Most actors perform in movies, TV or theatres, but for others, the stage is an exam room at a medical school.
At the University of Maryland School of Nursing, that involves an interactive performance with a medical student.
Ted Bell portrays a 55-year-old patient who'd had stomach pain for three months.
“I am a teacher," he tells nursing student Emily Tyrrell. "Several times it has happened at school."
Bell is actually a retired civil engineer. Acting as a patient for students training to be health-care professionals is his new career. The job’s formal title is “standardized patient”.
“It has developed into a great part time, or retirement job actually, for me," he says, "and I go to all six [medical] schools in this region, Baltimore-Washington area.”
There are about 700 standardized patients in this region. The pay starts at $17 per hour and can go up to $35 depending on the project. And the demand for their services is high.
“It is quite common at schools of medicine," says Kathy Schaivone, clinical director at the University of Maryland. "So every medical school in the United States and many medical schools around the world use standardized patients.”
Acting experience, while helpful, is not required.
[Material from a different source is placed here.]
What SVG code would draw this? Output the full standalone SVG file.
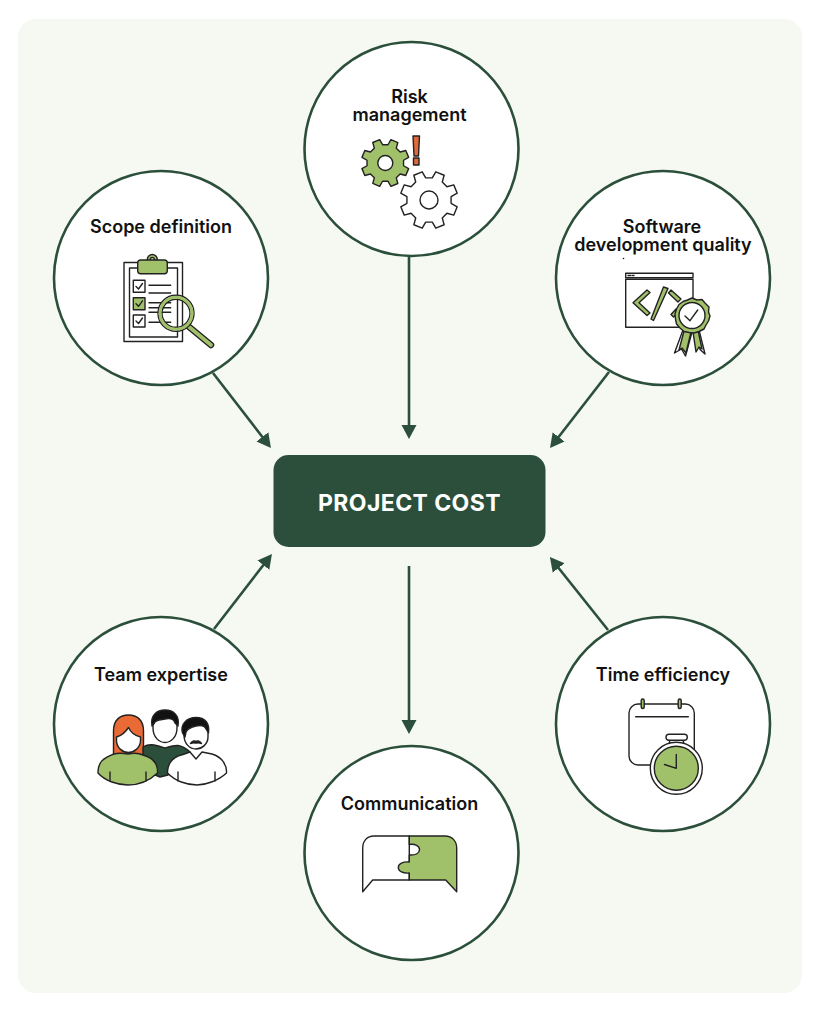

Nor is medical knowledge. The schools provide training and payment for the performances.
“Many of them are professionals but I have never been paid for acting other than the [this] role-playing," Bell says, "but it requires some acting ability so I guess I would consider myself an actor.”
Professional actor Tom Wyatt acts the role of patient with Kurt Haspert, a nurse practitioner student.
Professional actor Tom Wyatt doesn’t think of his side job as acting.
“I use some of the acting skills, but honestly when it is going well, I am not really acting, I am reacting," he says. "I am listening to them and reacting naturally and honestly to what they are saying to me and what they are giving me.”
Wyatt and fellow standardized patients spend many hours training for each of the cases in order to know how to respond to questions appropriately. But memorizing their characters’ symptoms and medical history is not always easy.
“Especially when I do sometimes nine or 10 cases in a week at three different hospitals so they are all completely different,” Wyatt says.
The actors' role is not limited to portraying a sick patient. After each session, they give feedback to the student.
“The things that really stood out for me; your manner is extremely professional," Wyatt tells Kurt Haspert, the nurse practitioner student who treated him. "You command at all times, you kind of take charge of the room.”
Haspert finds the session to be very useful.
“It is always good to do the standardized patients because it kind of keeps you thinking about how your thought process has to go," he says, "and how you can narrow down your differential diagnosis while you are asking questions.”
While the primary focus is on providing the best educational experience possible for the students, the actors enjoy performing.
“Very rewarding," says Bell, the retired engineer. "They say it is very helpful. That makes me feel good that we are turning out some good medical people.”
After three sessions here, Bell heads out to his next gig at another medical school, to continue his role in helping train tomorrow's health professionals.